= A. H. M. Nurul Islam =

Bangladeshi civil servant

AHM Nurul Islam is a former Bangladeshi civil servant and former secretary to the Prime Minister's Office of Bangladesh during the government of Prime Minister Khaleda Zia. He served as the chairperson at Eastern Lubricants Blenders Limited. He was the chairperson of the Gas Transmission Company Limited.

== Early life ==
Islam was born on 12 August 1950 in Dewan Nagar, Hathazari Upazila, Chittagong District, East Pakistan, Pakistan. He completed his bachelor's in political science and master's in public administration at the University of Dhaka. He completed a postgraduate diploma at the University of Birmingham.

== Career ==
Islam, as the Deputy Commissioner of Feni in 1995, carried out beautification work around Vijay Singh Dighi, a historic lake near Feni town. In August 2003, he was appointed as an additional secretary to Prime Minister Khaleda Zia after being promoted. He was previously serving as her Private Secretary.
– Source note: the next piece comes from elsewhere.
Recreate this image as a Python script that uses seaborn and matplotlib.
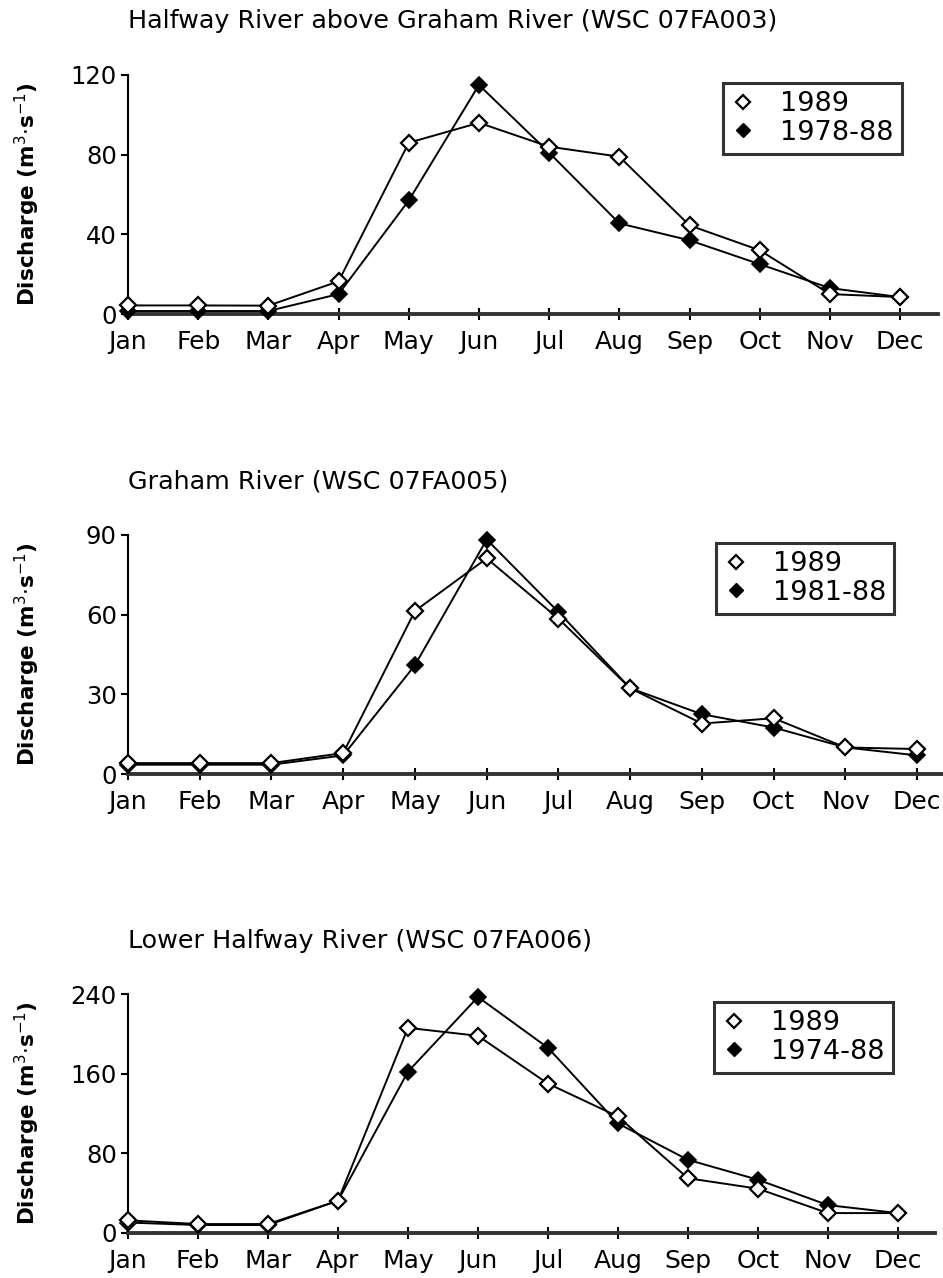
import numpy as np
import matplotlib
matplotlib.use("Agg")
import matplotlib.pyplot as plt
from matplotlib.lines import Line2D
import seaborn as sns

months = ["Jan", "Feb", "Mar", "Apr", "May", "Jun", "Jul", "Aug", "Sep", "Oct", "Nov", "Dec"]

titles = [
    "Halfway River above Graham River (WSC 07FA003)",
    "Graham River (WSC 07FA005)",
    "Lower Halfway River (WSC 07FA006)",
]
period_labels = ["1978-88", "1981-88", "1974-88"]

halfway_1989 = [4.3, 4.3, 4.2, 16.4, 86, 96, 84, 79, 44.5, 32, 10, 8.5]
halfway_mean = [1.5, 1.5, 1.5, 10, 57, 115, 81, 45.5, 37, 25, 13, 8.5]

graham_1989 = [4.1, 4.1, 4.1, 7.9, 61.4, 81.2, 58.5, 32.3, 19, 21, 10, 9.4]
graham_mean = [3.5, 3.5, 3.5, 7, 41, 88.3, 61, 32.3, 22.5, 17.5, 10, 7]

lower_1989 = [12.7, 9, 9, 32.4, 206, 198, 150, 117, 55, 44.5, 20, 20]
lower_mean = [10.5, 8, 8, 32.4, 162, 237, 186, 110, 73.5, 53.5, 28, 20]

series_1989 = [halfway_1989, graham_1989, lower_1989]
series_mean = [halfway_mean, graham_mean, lower_mean]
y_maxes = [120, 90, 240]
y_ticks = [[0, 40, 80, 120], [0, 30, 60, 90], [0, 80, 160, 240]]
x_right = [11.54, 11.36, 11.53]

W, H = 943, 1278
fig = plt.figure(figsize=(W / 100, H / 100), dpi=100)
sns.set_style("white")
plt.rcParams['font.family'] = ['DejaVu Sans']
plt.rcParams['text.color'] = 'black'
plt.rcParams['axes.labelcolor'] = 'black'
plt.rcParams['xtick.color'] = 'black'
plt.rcParams['ytick.color'] = 'black'

# axes rectangles in pixels: left, top(y of ymax), right, bottom(y of 0)
rects = [(128, 75, 938, 314), (128, 535, 943, 774), (128, 994, 935, 1233)]
title_y = [21, 482, 941]
legend_boxes = [(723, 83), (716, 543), (714, 1002)]

x = np.arange(len(months))
for i in range(3):
    l, t, r, b = rects[i]
    ax = fig.add_axes([l / W, 1 - b / H, (r - l) / W, (b - t) / H])
    ax.set_facecolor("white")
    sns.lineplot(x=x, y=series_mean[i], ax=ax, color="black", linewidth=1.4,
                 marker="D", markersize=8.5, markerfacecolor="black",
                 markeredgecolor="black", markeredgewidth=1.2, clip_on=False, zorder=3)
    sns.lineplot(x=x, y=series_1989[i], ax=ax, color="black", linewidth=1.4,
                 marker="D", markersize=8.5, markerfacecolor="white",
                 markeredgecolor="black", markeredgewidth=1.6, clip_on=False, zorder=4)
    ax.set_xlim(0, x_right[i])
    ax.set_ylim(0, y_maxes[i])
    ax.set_xticks(x)
    ax.set_xticklabels(months, fontsize=18, color="black")
    ax.set_yticks(y_ticks[i])
    ax.set_yticklabels([str(v) for v in y_ticks[i]], fontsize=17.5, color="black")
    for s in ["top", "right"]:
        ax.spines[s].set_visible(False)
    ax.spines["bottom"].set_linewidth(2.8)
    ax.spines["bottom"].set_color("#333333")
    ax.spines["left"].set_linewidth(1.5)
    ax.spines["left"].set_color("black")
    ax.tick_params(axis="x", direction="inout", length=9, width=1.5, pad=7,
                   colors="black", bottom=True)
    ax.tick_params(axis="y", direction="out", length=5, width=1.5, pad=3,
                   colors="black", left=True)
    ax.set_ylabel("Discharge (m$^{3}$$\\cdot$s$^{-1}$)", fontsize=15.5, fontweight="bold",
                  color="black")
    ax.yaxis.set_label_coords(-(128 - 42) / (r - l), 0.5)
    ax.set_xlabel("")
    fig.text(128 / W, 1 - title_y[i] / H, titles[i], fontsize=18.3, ha="left",
             va="center", color="black")
    handles = [
        Line2D([], [], linestyle="none", marker="D", markersize=7.5,
               markerfacecolor="white", markeredgecolor="black", markeredgewidth=1.6),
        Line2D([], [], linestyle="none", marker="D", markersize=7.5,
               markerfacecolor="black", markeredgecolor="black"),
    ]
    lx, ly = legend_boxes[i]
    leg = ax.legend(handles, ["1989", period_labels[i]], loc="upper left",
                    bbox_to_anchor=(lx / W, 1 - ly / H), bbox_transform=fig.transFigure,
                    fontsize=19.5, frameon=True, fancybox=False, handlelength=0.9,
                    handletextpad=0.9, borderpad=0.3, labelspacing=0.1,
                    borderaxespad=0, labelcolor="black")
    leg.get_frame().set_edgecolor("black")
    leg.get_frame().set_linewidth(2.2)

fig.savefig("out.png", dpi=100, facecolor="white")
In June 2004, the Bangladesh Nationalist Party government placed Islam into compulsory retirement following allegations that he was involved in activities considered conspiratorial against the ruling administration. The government claimed an internal inquiry cited suspicions regarding his conduct and possible links to political unrest surrounding opposition movements at the time.

In June 2004, the Bureau of Anti-Corruption filed a case against Islam and three employees of the Prime Minister's Office under the Official Secrets Act, alleging that classified government information had been copied and removed without authorization. Investigators claimed that digital files and photocopied documents containing summaries of official matters were recovered during the inquiry. He denied the allegations, stating that he had not participated in any conspiracy against the government and that he was being targeted by vested interests. He also argued that storing files on compact discs was consistent with government efforts toward e-governance.

In February 2007, Islam gave an interview to The Daily Star in which he discussed corruption, the politicization of the administration, and decision-making within the government of former Prime Minister Khaleda Zia. Drawing on his experience in the Prime Minister's Office, he alleged that influential political figures and associates interfered in public administration, appointments, and procurement decisions during the period. In the same interview, he said that his compulsory retirement in 2004 followed disagreements over administrative procedures and his objections to decisions he considered improper. He further alleged that Tareque Rahman exercised informal influence over certain government matters during the Bangladesh Nationalist Party-led administration, particularly in relation to procurement decisions and complaints received by the Prime Minister's Office. He had also previously claimed that Arafat Rahman Koko, son of Prime Minister Khaleda Zia, lobbied for the approval of contracts, including the management of the Dhaka Inland Container Depot, and used political influence in state-related commercial decisions. He also brought allegations against Shamim Iskander, the brother of Prime Minister Khaleda Zia.

After the fall of the Sheikh Hasina-led Awami League government, Islam was appointed administrator of UDDIPAN, chairperson of Gas Transmission Company Limited and Eastern Lubricants Blenders Limited in 2024 and 2025.

In May 2009, the Bangladesh High Court declared Islam's compulsory retirement unlawful after he filed a writ petition. The court held that although the government may retire employees in the public interest, the order against Islam had been used to place him under undue pressure. The verdict was delivered by a bench comprising Justices A. B. M. Khairul Haque and Mohammad Mamtaj Uddin Ahmed.

In April 2025, Islam served as the administrator of UDDIPAN, a Bangladeshi non-governmental organization. In that capacity, he stated that the organization was preparing legal action against former chairman Mihir Kanti Majumder, brother of Banaj Kumar Majumder, over allegations of financial mismanagement, corruption, and embezzlement. He also said that relevant authorities, including the government and the Anti-Corruption Commission, had been informed of suspected irregularities and possible money laundering linked to the case. He was the chairperson of the Gas Transmission Company Limited.

The Bangladesh Nationalist Party government removed Islam from the post of chairperson at Eastern Lubricants Blenders Limited, a state-owned corporation.